> [Source material]:
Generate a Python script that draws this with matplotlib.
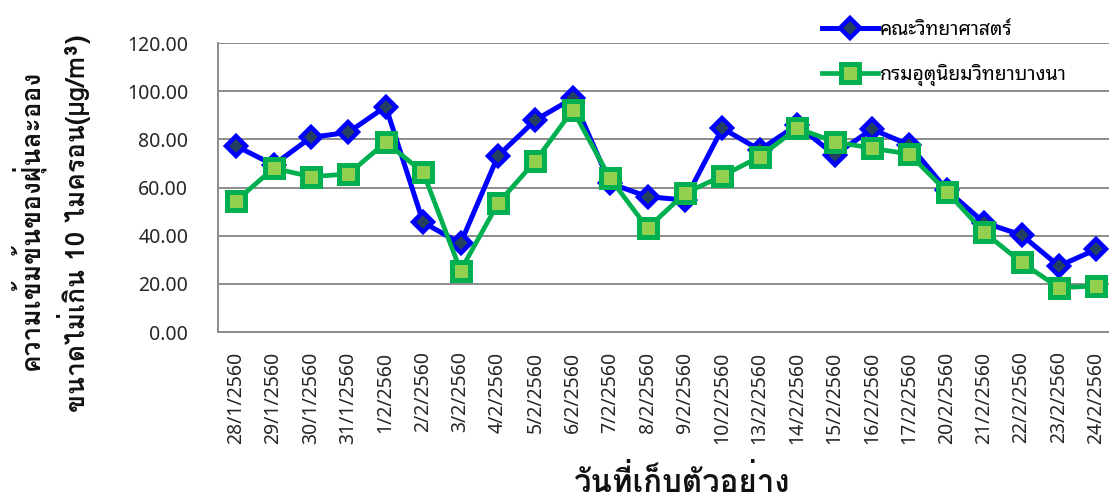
import matplotlib
matplotlib.use("Agg")
import matplotlib.pyplot as plt

# ---------------- data ----------------
dates = ["28/1/2560", "29/1/2560", "30/1/2560", "31/1/2560", "1/2/2560", "2/2/2560",
         "3/2/2560", "4/2/2560", "5/2/2560", "6/2/2560", "7/2/2560", "8/2/2560",
         "9/2/2560", "10/2/2560", "13/2/2560", "14/2/2560", "15/2/2560", "16/2/2560",
         "17/2/2560", "20/2/2560", "21/2/2560", "22/2/2560", "23/2/2560", "24/2/2560"]
science = [77.2, 69.4, 80.8, 82.9, 93.6, 45.5, 36.8, 73.1, 88.0, 97.0, 61.7, 56.2,
           54.8, 84.6, 75.6, 86.0, 73.5, 84.2, 77.7, 59.0, 45.4, 40.3, 27.4, 34.3]
met_dept = [54.5, 68.0, 64.5, 65.6, 78.8, 66.3, 25.5, 53.4, 71.0, 92.2, 63.8, 43.1,
            57.6, 64.8, 72.8, 84.6, 79.0, 76.3, 73.9, 58.3, 41.4, 28.9, 18.4, 19.1]
series_names = ["คณะวิทยาศาสตร์", "กรมอุตุนิยมวิทยาบางนา"]
yticks = [0, 20, 40, 60, 80, 100, 120]
xlabel = "วันที่เก็บตัวอย่าง"
ylabel_lines = ["ความเข้มข้นของฝุ่นละออง", "ขนาดไม่เกิน 10 ไมครอน(µg/m³)"]

plt.rcParams["font.family"] = ["Noto Sans", "Noto Sans Thai Looped", "DejaVu Sans"]
title_family = ["Loma", "DejaVu Sans"]

W, H = 1109, 498
fig = plt.figure(figsize=(W / 100, H / 100), dpi=100)
left_px, right_px, top_px, bot_px = 217.5, 1115, 43, 332
ax = fig.add_axes([left_px / W, 1 - bot_px / H, (right_px - left_px) / W, (bot_px - top_px) / H])

x = list(range(len(dates)))
ax.plot(x, science, color="#0000FF", lw=3.6, marker="D", ms=10, mew=3.2,
        mec="#0000FF", mfc="#243F60", label=series_names[0], zorder=3, clip_on=False)
ax.plot(x, met_dept, color="#00B050", lw=3.4, marker="s", ms=13, mew=3.6,
        mec="#00B050", mfc="#92D050", label=series_names[1], zorder=4, clip_on=False)

ax.set_xlim(-0.5, len(dates) - 0.5)
ax.set_ylim(0, 120)
ax.set_yticks(yticks)
ax.set_yticklabels([f"{v:.2f}" for v in yticks])
ax.set_xticks(x)
ax.set_xticklabels(dates, rotation=90)
ax.tick_params(length=0, labelsize=14, colors="#262626")
ax.tick_params(axis="y", pad=21)
ax.tick_params(axis="x", pad=14)
ax.yaxis.grid(True, color="#8c8c8c", lw=1.4)
ax.set_axisbelow(True)
for s in ["top", "right"]:
    ax.spines[s].set_visible(False)
for s in ["left", "bottom"]:
    ax.spines[s].set_color("#8c8c8c")
    ax.spines[s].set_linewidth(1.4)

fig.text(681 / W, 1 - 481 / H, xlabel, ha="center", va="center", fontsize=22.5,
         fontweight="bold", color="#111111", family=title_family)
fig.text(28 / W, 1 - 220 / H, ylabel_lines[0], ha="center", va="center", rotation=90,
         fontsize=19, fontweight="bold", color="#111111", family=title_family)
fig.text(74 / W, 1 - 223 / H, ylabel_lines[1], ha="center", va="center", rotation=90,
         fontsize=19, fontweight="bold", color="#111111", family=title_family)

leg = fig.legend(loc="center left", bbox_to_anchor=(804 / W, 1 - 53 / H), frameon=False,
                 fontsize=14, handlelength=2.9, handletextpad=0.1, labelspacing=1.26)

fig.savefig("out.png", dpi=100)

> [Set problem]: Repeat the listing above exactly from its first line to the line containing "import matplotlib.pyplot as plt", both included, and omit the pictures.

> [Correct response]:
Generate a Python script that draws this with matplotlib.
import matplotlib
matplotlib.use("Agg")
import matplotlib.pyplot as plt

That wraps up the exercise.